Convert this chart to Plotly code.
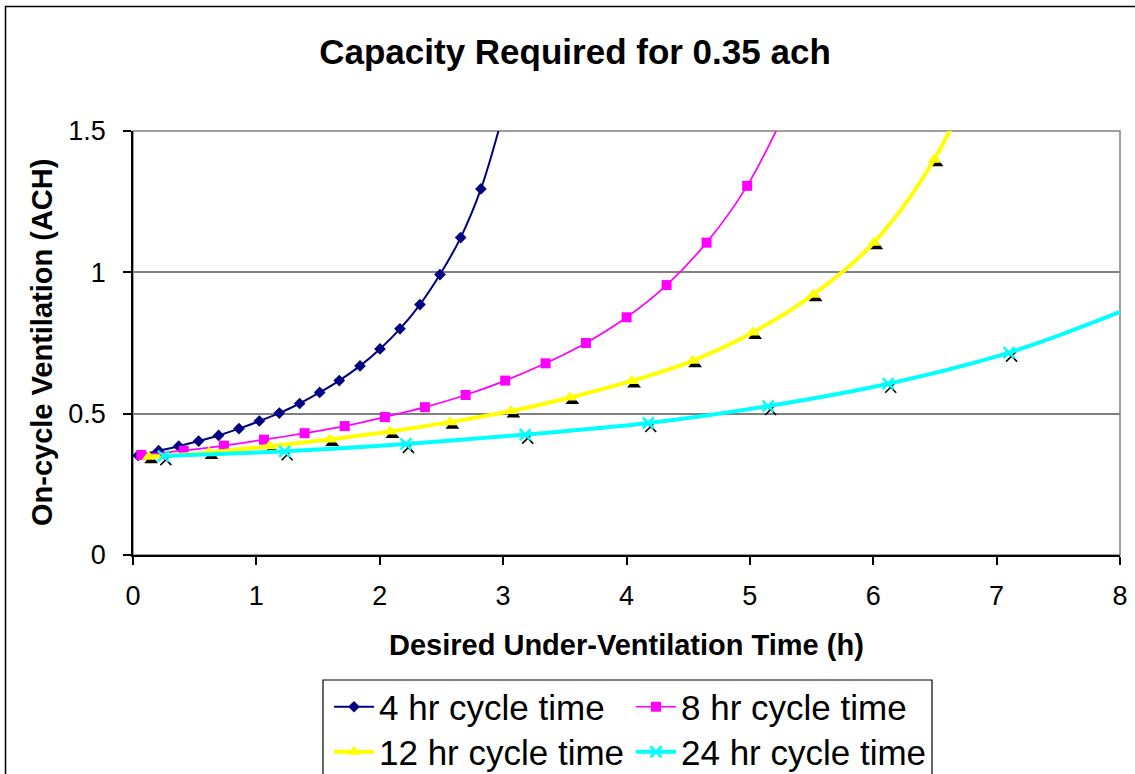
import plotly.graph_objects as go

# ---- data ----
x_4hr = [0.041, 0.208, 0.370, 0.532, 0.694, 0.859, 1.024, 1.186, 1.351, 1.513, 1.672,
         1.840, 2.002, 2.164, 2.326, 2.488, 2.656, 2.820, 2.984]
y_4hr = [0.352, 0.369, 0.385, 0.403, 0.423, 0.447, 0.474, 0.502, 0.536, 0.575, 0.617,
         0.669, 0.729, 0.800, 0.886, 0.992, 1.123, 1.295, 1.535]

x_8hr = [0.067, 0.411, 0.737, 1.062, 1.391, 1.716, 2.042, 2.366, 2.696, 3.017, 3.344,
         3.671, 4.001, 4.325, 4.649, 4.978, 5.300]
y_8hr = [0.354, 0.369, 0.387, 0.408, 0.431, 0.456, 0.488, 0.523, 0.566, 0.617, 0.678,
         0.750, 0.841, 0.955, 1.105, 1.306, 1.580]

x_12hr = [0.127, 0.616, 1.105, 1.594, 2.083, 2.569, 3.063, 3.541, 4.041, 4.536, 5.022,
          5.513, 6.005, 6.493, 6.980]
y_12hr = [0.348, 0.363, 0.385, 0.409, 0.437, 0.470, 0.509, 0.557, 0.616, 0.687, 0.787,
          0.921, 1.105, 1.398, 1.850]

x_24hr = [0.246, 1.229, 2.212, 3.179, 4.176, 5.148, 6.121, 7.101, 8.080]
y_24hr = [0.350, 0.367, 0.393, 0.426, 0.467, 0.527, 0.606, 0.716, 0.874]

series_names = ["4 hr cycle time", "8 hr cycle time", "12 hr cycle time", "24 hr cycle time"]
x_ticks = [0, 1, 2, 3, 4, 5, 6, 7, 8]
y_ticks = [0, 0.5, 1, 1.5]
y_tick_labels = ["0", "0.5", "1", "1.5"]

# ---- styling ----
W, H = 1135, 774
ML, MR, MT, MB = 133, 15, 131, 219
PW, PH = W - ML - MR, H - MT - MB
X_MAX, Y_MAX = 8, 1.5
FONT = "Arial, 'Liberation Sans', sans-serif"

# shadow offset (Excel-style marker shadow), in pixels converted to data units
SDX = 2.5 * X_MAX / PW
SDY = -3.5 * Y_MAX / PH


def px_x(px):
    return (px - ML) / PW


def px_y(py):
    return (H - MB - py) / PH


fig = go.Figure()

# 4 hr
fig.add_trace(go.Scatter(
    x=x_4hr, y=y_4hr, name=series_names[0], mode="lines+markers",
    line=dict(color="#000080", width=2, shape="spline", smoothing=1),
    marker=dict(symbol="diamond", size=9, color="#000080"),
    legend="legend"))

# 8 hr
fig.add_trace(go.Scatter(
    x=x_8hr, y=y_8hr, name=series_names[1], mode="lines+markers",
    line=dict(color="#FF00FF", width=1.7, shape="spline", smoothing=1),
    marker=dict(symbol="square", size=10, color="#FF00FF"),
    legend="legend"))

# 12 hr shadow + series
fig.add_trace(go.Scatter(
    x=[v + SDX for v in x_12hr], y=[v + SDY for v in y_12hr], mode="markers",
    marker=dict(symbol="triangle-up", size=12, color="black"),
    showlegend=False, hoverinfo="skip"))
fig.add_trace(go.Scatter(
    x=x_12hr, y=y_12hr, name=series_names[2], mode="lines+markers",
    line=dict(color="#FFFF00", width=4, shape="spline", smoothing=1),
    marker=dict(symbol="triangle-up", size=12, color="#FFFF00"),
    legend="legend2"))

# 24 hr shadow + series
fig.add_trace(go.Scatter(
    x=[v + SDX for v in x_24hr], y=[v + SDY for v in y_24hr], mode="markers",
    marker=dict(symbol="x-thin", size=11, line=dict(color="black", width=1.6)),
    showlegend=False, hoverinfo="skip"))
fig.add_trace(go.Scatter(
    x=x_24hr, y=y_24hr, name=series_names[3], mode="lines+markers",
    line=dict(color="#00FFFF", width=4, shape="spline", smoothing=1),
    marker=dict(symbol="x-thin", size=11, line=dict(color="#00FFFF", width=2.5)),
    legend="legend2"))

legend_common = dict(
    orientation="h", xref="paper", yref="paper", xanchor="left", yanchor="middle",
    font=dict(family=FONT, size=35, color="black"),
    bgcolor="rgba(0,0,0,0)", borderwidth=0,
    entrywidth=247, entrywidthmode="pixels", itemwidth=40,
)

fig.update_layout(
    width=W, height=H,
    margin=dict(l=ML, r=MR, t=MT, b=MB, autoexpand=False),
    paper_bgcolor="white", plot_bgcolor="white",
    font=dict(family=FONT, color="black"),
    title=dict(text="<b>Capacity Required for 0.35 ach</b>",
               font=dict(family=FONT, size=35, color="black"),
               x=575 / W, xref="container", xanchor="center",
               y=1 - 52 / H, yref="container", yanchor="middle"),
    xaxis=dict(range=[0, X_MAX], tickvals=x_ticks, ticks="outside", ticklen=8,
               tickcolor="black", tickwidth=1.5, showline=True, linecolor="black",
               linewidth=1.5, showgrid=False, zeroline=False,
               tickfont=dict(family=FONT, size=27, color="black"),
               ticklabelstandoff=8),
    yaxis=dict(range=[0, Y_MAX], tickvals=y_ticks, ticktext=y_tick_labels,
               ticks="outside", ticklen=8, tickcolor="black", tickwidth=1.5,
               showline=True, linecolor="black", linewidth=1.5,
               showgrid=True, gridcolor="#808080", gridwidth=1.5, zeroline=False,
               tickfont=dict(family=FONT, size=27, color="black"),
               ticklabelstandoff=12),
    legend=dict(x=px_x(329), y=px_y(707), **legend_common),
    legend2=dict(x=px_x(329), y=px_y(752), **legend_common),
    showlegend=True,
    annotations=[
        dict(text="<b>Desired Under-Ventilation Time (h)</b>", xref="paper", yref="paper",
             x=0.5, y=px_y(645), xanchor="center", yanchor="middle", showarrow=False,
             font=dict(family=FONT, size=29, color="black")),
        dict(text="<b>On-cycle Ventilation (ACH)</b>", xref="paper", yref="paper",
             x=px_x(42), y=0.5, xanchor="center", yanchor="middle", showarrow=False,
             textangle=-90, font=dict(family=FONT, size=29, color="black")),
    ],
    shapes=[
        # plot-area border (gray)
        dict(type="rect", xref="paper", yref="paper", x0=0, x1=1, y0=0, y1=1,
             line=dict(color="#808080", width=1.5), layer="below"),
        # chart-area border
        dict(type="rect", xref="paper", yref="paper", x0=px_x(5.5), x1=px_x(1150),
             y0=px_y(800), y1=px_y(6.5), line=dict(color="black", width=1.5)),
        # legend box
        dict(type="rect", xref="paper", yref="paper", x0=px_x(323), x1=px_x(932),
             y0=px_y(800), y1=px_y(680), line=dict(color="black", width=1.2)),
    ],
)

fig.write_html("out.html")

#####

TASK STATEMENT:
Could the lines from the top of the material through the line with "import plotly.graph_objects as go" be repeated exactly, pictures left out?

CORRECT ANSWER:
Convert this chart to Plotly code.
import plotly.graph_objects as go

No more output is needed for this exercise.